Por JEAN PIERRE CHAUVIN*
A grosseria da classe média e o embrutecimento das pessoas
“Dans la langue, donc, servilité et pouvoir se confondent inéluctablement” (Roland Barthes, Leçon)
Sábado desses, meio da tarde. Um professor decide tomar o segundo café do dia. Bota a roupa mais confortável, calça os tênis e segue até uma das poucas livrarias que restam na cidade. Chegando lá, repara que o plano inicial está frustrado: a seção reservada ao café foi tomada por uma pocket palestra.
Nada a fazer, senão aproveitar a ida ao recinto para olhar livros. As vozes prosseguem, intercalando o relato da expositora e as réplicas do auditório. Felizmente, o passeio não fora em vão: numa das prateleiras, terceiro ou quarto nicho da loja, encontra o livro de Andrea Cavalletti, Classe, traduzido em 2022: “Talvez esteja em promoção”.
O sujeito se dirige ao caixa para confirmar o valor. A meio caminho, percebendo que há uma pessoa no estreito balcão, decide inspecionar outra vez a estante de literatura brasileira. Feliz decisão, que evita testemunhar de mais perto o modo escandaloso e violento com que a cliente se dirige à jovem que está em pé, há tantas horas, na função de escutar, informar e receber.
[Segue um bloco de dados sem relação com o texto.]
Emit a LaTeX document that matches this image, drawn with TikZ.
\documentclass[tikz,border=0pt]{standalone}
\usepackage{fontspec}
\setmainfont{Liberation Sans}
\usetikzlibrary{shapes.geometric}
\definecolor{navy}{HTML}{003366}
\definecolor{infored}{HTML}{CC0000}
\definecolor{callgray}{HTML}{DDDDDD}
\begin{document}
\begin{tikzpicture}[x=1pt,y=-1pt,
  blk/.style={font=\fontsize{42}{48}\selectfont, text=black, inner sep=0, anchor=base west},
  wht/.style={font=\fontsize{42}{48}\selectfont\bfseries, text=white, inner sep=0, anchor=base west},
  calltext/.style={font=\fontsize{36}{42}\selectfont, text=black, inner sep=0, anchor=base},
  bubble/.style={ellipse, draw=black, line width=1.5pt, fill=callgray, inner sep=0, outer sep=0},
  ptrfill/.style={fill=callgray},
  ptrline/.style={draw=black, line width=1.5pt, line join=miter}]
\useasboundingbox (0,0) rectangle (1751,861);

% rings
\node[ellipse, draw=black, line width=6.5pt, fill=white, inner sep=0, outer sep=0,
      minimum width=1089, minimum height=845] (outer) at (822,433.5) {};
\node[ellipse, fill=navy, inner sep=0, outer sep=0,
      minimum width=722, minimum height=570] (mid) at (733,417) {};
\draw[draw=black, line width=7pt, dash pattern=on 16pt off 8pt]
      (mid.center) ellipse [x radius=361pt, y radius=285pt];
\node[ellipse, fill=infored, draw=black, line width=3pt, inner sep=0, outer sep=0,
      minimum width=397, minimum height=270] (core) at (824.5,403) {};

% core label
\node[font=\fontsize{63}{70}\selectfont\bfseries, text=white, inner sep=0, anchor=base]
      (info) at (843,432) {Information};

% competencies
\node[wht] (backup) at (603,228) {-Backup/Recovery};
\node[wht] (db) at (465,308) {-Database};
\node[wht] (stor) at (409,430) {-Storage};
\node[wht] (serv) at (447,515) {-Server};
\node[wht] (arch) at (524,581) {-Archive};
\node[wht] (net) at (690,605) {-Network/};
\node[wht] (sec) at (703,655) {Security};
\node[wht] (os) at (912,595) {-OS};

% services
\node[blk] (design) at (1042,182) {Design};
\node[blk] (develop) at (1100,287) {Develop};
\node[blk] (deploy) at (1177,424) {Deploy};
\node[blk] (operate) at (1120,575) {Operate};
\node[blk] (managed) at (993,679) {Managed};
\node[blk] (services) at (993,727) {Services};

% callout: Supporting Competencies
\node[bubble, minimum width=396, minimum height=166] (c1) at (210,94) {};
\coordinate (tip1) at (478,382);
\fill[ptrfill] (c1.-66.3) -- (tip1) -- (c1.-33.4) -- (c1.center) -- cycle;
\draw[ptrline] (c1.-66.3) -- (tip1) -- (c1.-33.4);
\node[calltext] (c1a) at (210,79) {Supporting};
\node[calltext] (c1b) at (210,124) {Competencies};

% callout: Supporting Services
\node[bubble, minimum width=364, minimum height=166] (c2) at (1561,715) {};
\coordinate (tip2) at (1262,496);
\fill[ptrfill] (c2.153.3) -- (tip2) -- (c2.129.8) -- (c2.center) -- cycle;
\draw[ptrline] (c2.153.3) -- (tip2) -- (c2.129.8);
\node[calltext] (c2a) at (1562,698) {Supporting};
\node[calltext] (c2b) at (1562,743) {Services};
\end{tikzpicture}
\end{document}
A certa altura, a consumidora eleva ainda mais o tom de voz: “Eu vi na internet que esta loja tinha o livro!”. Na função de caixa, a atendente tenta argumentar que o site poderia ser da livraria sede… É inútil. A pessoa parece ter saído de casa apenas para exercitar o superpoder de consumo. “Isso é um absurdo!”.
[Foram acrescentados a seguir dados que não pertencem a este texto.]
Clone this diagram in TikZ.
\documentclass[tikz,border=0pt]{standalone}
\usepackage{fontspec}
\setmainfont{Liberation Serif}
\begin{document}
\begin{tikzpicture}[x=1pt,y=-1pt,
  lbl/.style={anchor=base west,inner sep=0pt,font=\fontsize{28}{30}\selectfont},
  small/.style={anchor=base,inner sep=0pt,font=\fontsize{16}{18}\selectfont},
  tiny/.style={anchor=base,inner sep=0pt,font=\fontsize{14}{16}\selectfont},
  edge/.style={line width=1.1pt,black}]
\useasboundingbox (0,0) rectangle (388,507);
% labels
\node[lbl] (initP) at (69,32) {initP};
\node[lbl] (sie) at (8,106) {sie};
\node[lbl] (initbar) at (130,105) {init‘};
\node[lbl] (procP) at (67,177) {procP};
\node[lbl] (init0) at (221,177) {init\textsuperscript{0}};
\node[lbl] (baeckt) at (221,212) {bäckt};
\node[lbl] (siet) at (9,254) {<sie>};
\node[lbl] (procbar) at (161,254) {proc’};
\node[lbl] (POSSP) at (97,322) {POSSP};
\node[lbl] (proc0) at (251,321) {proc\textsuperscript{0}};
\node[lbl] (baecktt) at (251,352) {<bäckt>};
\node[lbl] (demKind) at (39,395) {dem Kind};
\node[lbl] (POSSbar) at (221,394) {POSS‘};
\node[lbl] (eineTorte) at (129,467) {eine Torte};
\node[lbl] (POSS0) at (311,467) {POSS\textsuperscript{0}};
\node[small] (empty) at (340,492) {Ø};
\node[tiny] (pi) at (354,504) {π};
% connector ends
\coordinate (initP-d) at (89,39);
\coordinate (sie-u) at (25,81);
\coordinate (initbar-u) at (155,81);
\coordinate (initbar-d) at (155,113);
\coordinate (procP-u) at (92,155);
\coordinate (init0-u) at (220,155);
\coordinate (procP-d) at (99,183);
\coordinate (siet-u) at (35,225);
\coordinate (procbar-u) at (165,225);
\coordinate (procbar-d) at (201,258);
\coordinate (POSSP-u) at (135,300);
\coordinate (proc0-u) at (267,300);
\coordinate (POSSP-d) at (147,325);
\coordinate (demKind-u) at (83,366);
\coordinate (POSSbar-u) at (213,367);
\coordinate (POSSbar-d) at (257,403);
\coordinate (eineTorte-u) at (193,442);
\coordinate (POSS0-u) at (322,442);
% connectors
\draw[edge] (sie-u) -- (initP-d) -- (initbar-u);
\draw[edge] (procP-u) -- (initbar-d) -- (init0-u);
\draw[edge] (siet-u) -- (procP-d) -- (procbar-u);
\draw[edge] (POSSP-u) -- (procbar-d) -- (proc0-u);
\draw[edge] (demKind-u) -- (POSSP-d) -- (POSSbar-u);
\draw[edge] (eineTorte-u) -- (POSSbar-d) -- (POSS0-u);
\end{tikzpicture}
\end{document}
O professor decide ir ao caixa, assim mesmo. “Paciência. Quem sabe, apresso a saída dessa pessoa inconveniente…”. Como esperado, a cliente havia saído num rompante, como chegara. Chegando a sua vez, o sujeito observa que deve ser difícil lidar com “gente tão nervosa”. A moça e seu colega dão a entender que sim, mas contêm o eventual protesto.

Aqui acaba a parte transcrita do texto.